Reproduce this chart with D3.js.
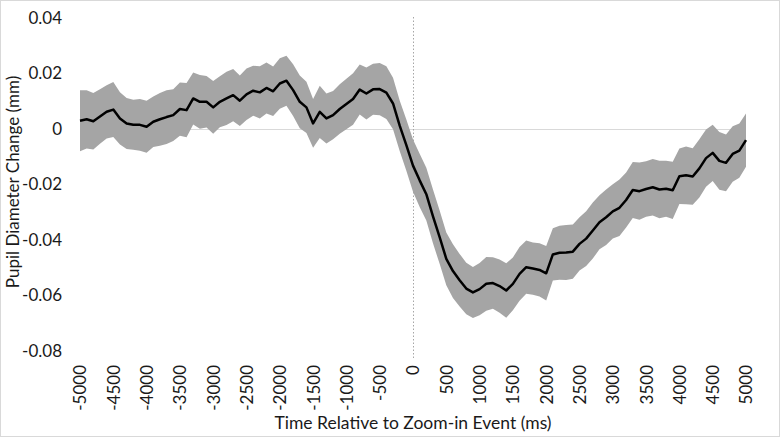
<!DOCTYPE html>
<html>
<head>
<meta charset="utf-8">
<script src="https://cdn.jsdelivr.net/npm/d3@7"></script>
<style>
  html, body { margin: 0; padding: 0; background: #ffffff; }
  svg { display: block; }
  text { font-family: Lato, "Open Sans", sans-serif; fill: #1a1a1a; }
</style>
</head>
<body>
<svg id="chart" width="781" height="438"></svg>
<script>
// ---- data (time in ms, values in mm) ----
const timeStart = -5000;
const timeStep = 100;
const meanChange = [
  0.0030, 0.0035, 0.0028, 0.0045, 0.0062, 0.0070, 0.0038, 0.0020, 0.0015, 0.0015,
  0.0008, 0.0026, 0.0035, 0.0043, 0.0050, 0.0072, 0.0068, 0.0110, 0.0098, 0.0098,
  0.0078, 0.0098, 0.0110, 0.0122, 0.0102, 0.0125, 0.0138, 0.0132, 0.0148, 0.0136,
  0.0164, 0.0174, 0.0140, 0.0098, 0.0078, 0.0020, 0.0062, 0.0038, 0.0050, 0.0072,
  0.0090, 0.0108, 0.0142, 0.0128, 0.0143, 0.0144, 0.0131, 0.0092, 0.0012, -0.0058,
  -0.0132, -0.0185, -0.0235, -0.0315, -0.0390, -0.0468, -0.0512, -0.0545, -0.0575, -0.0589,
  -0.0577, -0.0558, -0.0555, -0.0566, -0.0582, -0.0558, -0.0522, -0.0498, -0.0503, -0.0508,
  -0.0520, -0.0452, -0.0446, -0.0445, -0.0442, -0.0414, -0.0395, -0.0366, -0.0336, -0.0318,
  -0.0297, -0.0284, -0.0256, -0.0220, -0.0224, -0.0216, -0.0210, -0.0218, -0.0215, -0.0221,
  -0.0170, -0.0167, -0.0171, -0.0142, -0.0105, -0.0086, -0.0115, -0.0122, -0.0090, -0.0078,
  -0.0040
];
const halfWidth = [
  0.0110, 0.0105, 0.0102, 0.0098, 0.0096, 0.0099, 0.0094, 0.0092, 0.0090, 0.0093,
  0.0094, 0.0091, 0.0095, 0.0097, 0.0093, 0.0096, 0.0098, 0.0094, 0.0097, 0.0093,
  0.0095, 0.0092, 0.0096, 0.0094, 0.0091, 0.0093, 0.0090, 0.0094, 0.0092, 0.0089,
  0.0091, 0.0090, 0.0093, 0.0095, 0.0092, 0.0088, 0.0094, 0.0090, 0.0087, 0.0089,
  0.0091, 0.0093, 0.0090, 0.0094, 0.0092, 0.0094, 0.0095, 0.0093, 0.0091, 0.0092,
  0.0094, 0.0096, 0.0095, 0.0097, 0.0096, 0.0095, 0.0097, 0.0095, 0.0093, 0.0092,
  0.0094, 0.0097, 0.0093, 0.0096, 0.0098, 0.0095, 0.0097, 0.0096, 0.0094, 0.0096,
  0.0098, 0.0094, 0.0097, 0.0099, 0.0098, 0.0096, 0.0099, 0.0101, 0.0097, 0.0100,
  0.0098, 0.0102, 0.0099, 0.0101, 0.0103, 0.0100, 0.0102, 0.0104, 0.0101, 0.0103,
  0.0100, 0.0104, 0.0102, 0.0105, 0.0103, 0.0101, 0.0104, 0.0102, 0.0100, 0.0098,
  0.0096
];
const xTicks = [-5000, -4500, -4000, -3500, -3000, -2500, -2000, -1500, -1000, -500,
                0, 500, 1000, 1500, 2000, 2500, 3000, 3500, 4000, 4500, 5000];
const yTicks = [0.04, 0.02, 0, -0.02, -0.04, -0.06, -0.08];
const xTitle = "Time Relative to Zoom-in Event (ms)";
const yTitle = "Pupil Diameter Change (mm)";

// ---- build rows ----
const rows = meanChange.map((m, i) => ({
  t: timeStart + i * timeStep,
  m: m,
  lo: m - halfWidth[i],
  hi: m + halfWidth[i]
}));

const svg = d3.select("#chart");
const x = d3.scaleLinear().domain([-5000, 5000]).range([80, 746]);
const y = d3.scaleLinear().domain([-0.08, 0.04]).range([351, 18]);

// outer border
svg.append("rect")
  .attr("x", 0.5).attr("y", 0.5).attr("width", 779).attr("height", 436)
  .attr("fill", "none").attr("stroke", "#d9d9d9").attr("stroke-width", 1);

// zero gridline
svg.append("line")
  .attr("x1", x(-5000)).attr("x2", x(5000))
  .attr("y1", Math.round(y(0)) + 0.5).attr("y2", Math.round(y(0)) + 0.5)
  .attr("stroke", "#d9d9d9").attr("stroke-width", 1);

// event marker (dotted vertical at 0)
svg.append("line")
  .attr("x1", Math.round(x(0)) + 0.5).attr("x2", Math.round(x(0)) + 0.5)
  .attr("y1", 17).attr("y2", 360)
  .attr("stroke", "#a6a6a6").attr("stroke-width", 1)
  .attr("stroke-dasharray", "1.5,2");

// confidence band
svg.append("path")
  .datum(rows)
  .attr("fill", "#a5a5a5")
  .attr("d", d3.area().x(d => x(d.t)).y0(d => y(d.lo)).y1(d => y(d.hi)));

// mean line
svg.append("path")
  .datum(rows)
  .attr("fill", "none")
  .attr("stroke", "#000000")
  .attr("stroke-width", 2.5)
  .attr("stroke-linejoin", "round")
  .attr("d", d3.line().x(d => x(d.t)).y(d => y(d.m)));

// y axis
const yAxis = svg.append("g")
  .attr("transform", "translate(80,0)")
  .call(d3.axisLeft(y).tickValues(yTicks).tickSize(0).tickPadding(18)
    .tickFormat(d => d === 0 ? "0" : d.toFixed(2)));
yAxis.select(".domain").remove();
yAxis.selectAll("text")
  .style("font-family", "Lato, 'Open Sans', sans-serif")
  .style("font-size", "17px")
  .attr("fill", "#1a1a1a");

// x axis
const xAxis = svg.append("g")
  .attr("transform", "translate(0,351)")
  .call(d3.axisBottom(x).tickValues(xTicks).tickSize(0).tickFormat(d => String(d)));
xAxis.select(".domain").remove();
xAxis.selectAll("text")
  .style("font-family", "Lato, 'Open Sans', sans-serif")
  .style("font-size", "17px")
  .attr("fill", "#1a1a1a")
  .attr("text-anchor", "end")
  .attr("dy", "0.35em")
  .attr("transform", "translate(0,14) rotate(-90)")
  .attr("x", 0).attr("y", 0);

// titles
svg.append("text")
  .attr("x", 413).attr("y", 429)
  .attr("text-anchor", "middle")
  .style("font-size", "17.5px")
  .text(xTitle);

svg.append("text")
  .attr("transform", "translate(19,182) rotate(-90)")
  .attr("text-anchor", "middle")
  .style("font-size", "17px")
  .text(yTitle);
</script>
</body>
</html>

Directions – Exclude every picture and copy the remaining data exactly.

Task result –
Reproduce this chart with D3.js.
<!DOCTYPE html>
<html>
<head>
<meta charset="utf-8">
<script src="https://cdn.jsdelivr.net/npm/d3@7"></script>
<style>
  html, body { margin: 0; padding: 0; background: #ffffff; }
  svg { display: block; }
  text { font-family: Lato, "Open Sans", sans-serif; fill: #1a1a1a; }
</style>
</head>
<body>
<svg id="chart" width="781" height="438"></svg>
<script>
// ---- data (time in ms, values in mm) ----
const timeStart = -5000;
const timeStep = 100;
const meanChange = [
  0.0030, 0.0035, 0.0028, 0.0045, 0.0062, 0.0070, 0.0038, 0.0020, 0.0015, 0.0015,
  0.0008, 0.0026, 0.0035, 0.0043, 0.0050, 0.0072, 0.0068, 0.0110, 0.0098, 0.0098,
  0.0078, 0.0098, 0.0110, 0.0122, 0.0102, 0.0125, 0.0138, 0.0132, 0.0148, 0.0136,
  0.0164, 0.0174, 0.0140, 0.0098, 0.0078, 0.0020, 0.0062, 0.0038, 0.0050, 0.0072,
  0.0090, 0.0108, 0.0142, 0.0128, 0.0143, 0.0144, 0.0131, 0.0092, 0.0012, -0.0058,
  -0.0132, -0.0185, -0.0235, -0.0315, -0.0390, -0.0468, -0.0512, -0.0545, -0.0575, -0.0589,
  -0.0577, -0.0558, -0.0555, -0.0566, -0.0582, -0.0558, -0.0522, -0.0498, -0.0503, -0.0508,
  -0.0520, -0.0452, -0.0446, -0.0445, -0.0442, -0.0414, -0.0395, -0.0366, -0.0336, -0.0318,
  -0.0297, -0.0284, -0.0256, -0.0220, -0.0224, -0.0216, -0.0210, -0.0218, -0.0215, -0.0221,
  -0.0170, -0.0167, -0.0171, -0.0142, -0.0105, -0.0086, -0.0115, -0.0122, -0.0090, -0.0078,
  -0.0040
];
const halfWidth = [
  0.0110, 0.0105, 0.0102, 0.0098, 0.0096, 0.0099, 0.0094, 0.0092, 0.0090, 0.0093,
  0.0094, 0.0091, 0.0095, 0.0097, 0.0093, 0.0096, 0.0098, 0.0094, 0.0097, 0.0093,
  0.0095, 0.0092, 0.0096, 0.0094, 0.0091, 0.0093, 0.0090, 0.0094, 0.0092, 0.0089,
  0.0091, 0.0090, 0.0093, 0.0095, 0.0092, 0.0088, 0.0094, 0.0090, 0.0087, 0.0089,
  0.0091, 0.0093, 0.0090, 0.0094, 0.0092, 0.0094, 0.0095, 0.0093, 0.0091, 0.0092,
  0.0094, 0.0096, 0.0095, 0.0097, 0.0096, 0.0095, 0.0097, 0.0095, 0.0093, 0.0092,
  0.0094, 0.0097, 0.0093, 0.0096, 0.0098, 0.0095, 0.0097, 0.0096, 0.0094, 0.0096,
  0.0098, 0.0094, 0.0097, 0.0099, 0.0098, 0.0096, 0.0099, 0.0101, 0.0097, 0.0100,
  0.0098, 0.0102, 0.0099, 0.0101, 0.0103, 0.0100, 0.0102, 0.0104, 0.0101, 0.0103,
  0.0100, 0.0104, 0.0102, 0.0105, 0.0103, 0.0101, 0.0104, 0.0102, 0.0100, 0.0098,
  0.0096
];
const xTicks = [-5000, -4500, -4000, -3500, -3000, -2500, -2000, -1500, -1000, -500,
                0, 500, 1000, 1500, 2000, 2500, 3000, 3500, 4000, 4500, 5000];
const yTicks = [0.04, 0.02, 0, -0.02, -0.04, -0.06, -0.08];
const xTitle = "Time Relative to Zoom-in Event (ms)";
const yTitle = "Pupil Diameter Change (mm)";

// ---- build rows ----
const rows = meanChange.map((m, i) => ({
  t: timeStart + i * timeStep,
  m: m,
  lo: m - halfWidth[i],
  hi: m + halfWidth[i]
}));

const svg = d3.select("#chart");
const x = d3.scaleLinear().domain([-5000, 5000]).range([80, 746]);
const y = d3.scaleLinear().domain([-0.08, 0.04]).range([351, 18]);

// outer border
svg.append("rect")
  .attr("x", 0.5).attr("y", 0.5).attr("width", 779).attr("height", 436)
  .attr("fill", "none").attr("stroke", "#d9d9d9").attr("stroke-width", 1);

// zero gridline
svg.append("line")
  .attr("x1", x(-5000)).attr("x2", x(5000))
  .attr("y1", Math.round(y(0)) + 0.5).attr("y2", Math.round(y(0)) + 0.5)
  .attr("stroke", "#d9d9d9").attr("stroke-width", 1);

// event marker (dotted vertical at 0)
svg.append("line")
  .attr("x1", Math.round(x(0)) + 0.5).attr("x2", Math.round(x(0)) + 0.5)
  .attr("y1", 17).attr("y2", 360)
  .attr("stroke", "#a6a6a6").attr("stroke-width", 1)
  .attr("stroke-dasharray", "1.5,2");

// confidence band
svg.append("path")
  .datum(rows)
  .attr("fill", "#a5a5a5")
  .attr("d", d3.area().x(d => x(d.t)).y0(d => y(d.lo)).y1(d => y(d.hi)));

// mean line
svg.append("path")
  .datum(rows)
  .attr("fill", "none")
  .attr("stroke", "#000000")
  .attr("stroke-width", 2.5)
  .attr("stroke-linejoin", "round")
  .attr("d", d3.line().x(d => x(d.t)).y(d => y(d.m)));

// y axis
const yAxis = svg.append("g")
  .attr("transform", "translate(80,0)")
  .call(d3.axisLeft(y).tickValues(yTicks).tickSize(0).tickPadding(18)
    .tickFormat(d => d === 0 ? "0" : d.toFixed(2)));
yAxis.select(".domain").remove();
yAxis.selectAll("text")
  .style("font-family", "Lato, 'Open Sans', sans-serif")
  .style("font-size", "17px")
  .attr("fill", "#1a1a1a");

// x axis
const xAxis = svg.append("g")
  .attr("transform", "translate(0,351)")
  .call(d3.axisBottom(x).tickValues(xTicks).tickSize(0).tickFormat(d => String(d)));
xAxis.select(".domain").remove();
xAxis.selectAll("text")
  .style("font-family", "Lato, 'Open Sans', sans-serif")
  .style("font-size", "17px")
  .attr("fill", "#1a1a1a")
  .attr("text-anchor", "end")
  .attr("dy", "0.35em")
  .attr("transform", "translate(0,14) rotate(-90)")
  .attr("x", 0).attr("y", 0);

// titles
svg.append("text")
  .attr("x", 413).attr("y", 429)
  .attr("text-anchor", "middle")
  .style("font-size", "17.5px")
  .text(xTitle);

svg.append("text")
  .attr("transform", "translate(19,182) rotate(-90)")
  .attr("text-anchor", "middle")
  .style("font-size", "17px")
  .text(yTitle);
</script>
</body>
</html>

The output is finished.